# [The task]
Repeat exactly the lines running from the first line of the data to the line containing "(l2) at (30,52.2)", both ends included, and nothing else; drop the pictures.

# [Material]
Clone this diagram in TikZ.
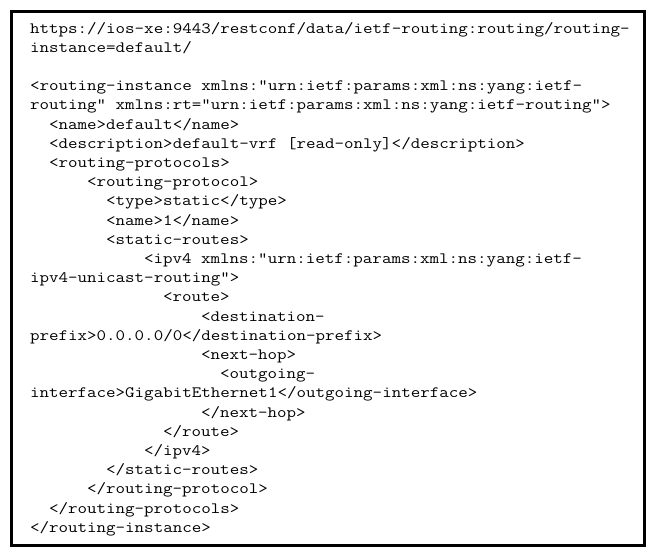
\documentclass[tikz,border=0pt]{standalone}
\usepackage{fontspec}
\newfontfamily\codefont{Latin Modern Mono}[FakeStretch=1.17]
\tikzset{
  codeline/.style={anchor=base west,inner sep=0pt,outer sep=0pt,
    font=\codefont\fontsize{15.8}{19.2}\selectfont}
}
\begin{document}
\begin{tikzpicture}[x=1pt,y=-1pt]
\useasboundingbox (0,0) rectangle (656,558);
\draw[line width=3pt] (11.5,11.5) rectangle (644.5,545.5);

\node[codeline] (l1) at (30,33.0) {https://ios-xe:9443/restconf/data/ietf-routing:routing/routing-};
\node[codeline] (l2) at (30,52.2) {instance=default/};

\node[codeline] (l4) at (30,90.6) {<routing-instance xmlns:"urn:ietf:params:xml:ns:yang:ietf-};
\node[codeline] (l5) at (30,109.8) {routing" xmlns:rt="urn:ietf:params:xml:ns:yang:ietf-routing">};
\node[codeline] (l6) at (49,129.0) {<name>default</name>};
\node[codeline] (l7) at (49,148.2) {<description>default-vrf [read-only]</description>};
\node[codeline] (l8) at (49,167.4) {<routing-protocols>};
\node[codeline] (l9) at (87,186.6) {<routing-protocol>};
\node[codeline] (l10) at (106,205.8) {<type>static</type>};
\node[codeline] (l11) at (106,225.0) {<name>1</name>};
\node[codeline] (l12) at (106,244.2) {<static-routes>};
\node[codeline] (l13) at (144,263.4) {<ipv4 xmlns:"urn:ietf:params:xml:ns:yang:ietf-};
\node[codeline] (l14) at (30,282.6) {ipv4-unicast-routing">};
\node[codeline] (l15) at (163,301.8) {<route>};
\node[codeline] (l16) at (201,321.0) {<destination-};
\node[codeline] (l17) at (30,340.2) {prefix>0.0.0.0/0</destination-prefix>};
\node[codeline] (l18) at (201,359.4) {<next-hop>};
\node[codeline] (l19) at (220,378.6) {<outgoing-};
\node[codeline] (l20) at (30,397.8) {interface>GigabitEthernet1</outgoing-interface>};
\node[codeline] (l21) at (201,417.0) {</next-hop>};
\node[codeline] (l22) at (163,436.2) {</route>};
\node[codeline] (l23) at (144,455.4) {</ipv4>};
\node[codeline] (l24) at (106,474.6) {</static-routes>};
\node[codeline] (l25) at (87,493.8) {</routing-protocol>};
\node[codeline] (l26) at (49,513.0) {</routing-protocols>};
\node[codeline] (l27) at (30,532.2) {</routing-instance>};
\end{tikzpicture}
\end{document}
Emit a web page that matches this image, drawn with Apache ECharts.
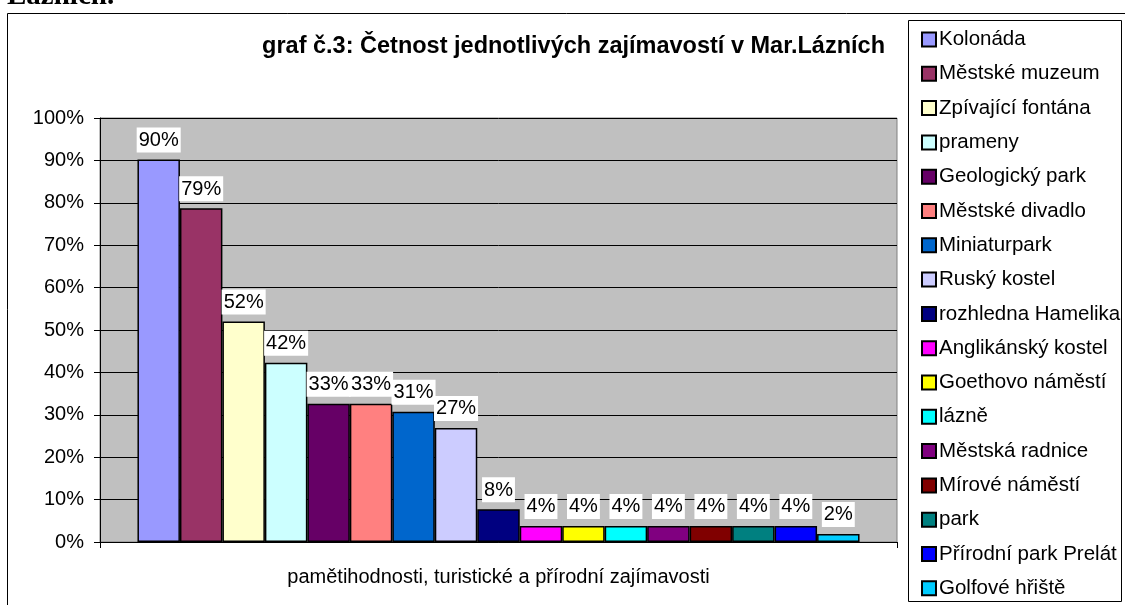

# [Right answer]
Clone this diagram in TikZ.
\documentclass[tikz,border=0pt]{standalone}
\usepackage{fontspec}
\newfontfamily\codefont{Latin Modern Mono}[FakeStretch=1.17]
\tikzset{
  codeline/.style={anchor=base west,inner sep=0pt,outer sep=0pt,
    font=\codefont\fontsize{15.8}{19.2}\selectfont}
}
\begin{document}
\begin{tikzpicture}[x=1pt,y=-1pt]
\useasboundingbox (0,0) rectangle (656,558);
\draw[line width=3pt] (11.5,11.5) rectangle (644.5,545.5);

\node[codeline] (l1) at (30,33.0) {https://ios-xe:9443/restconf/data/ietf-routing:routing/routing-};
\node[codeline] (l2) at (30,52.2) {instance=default/};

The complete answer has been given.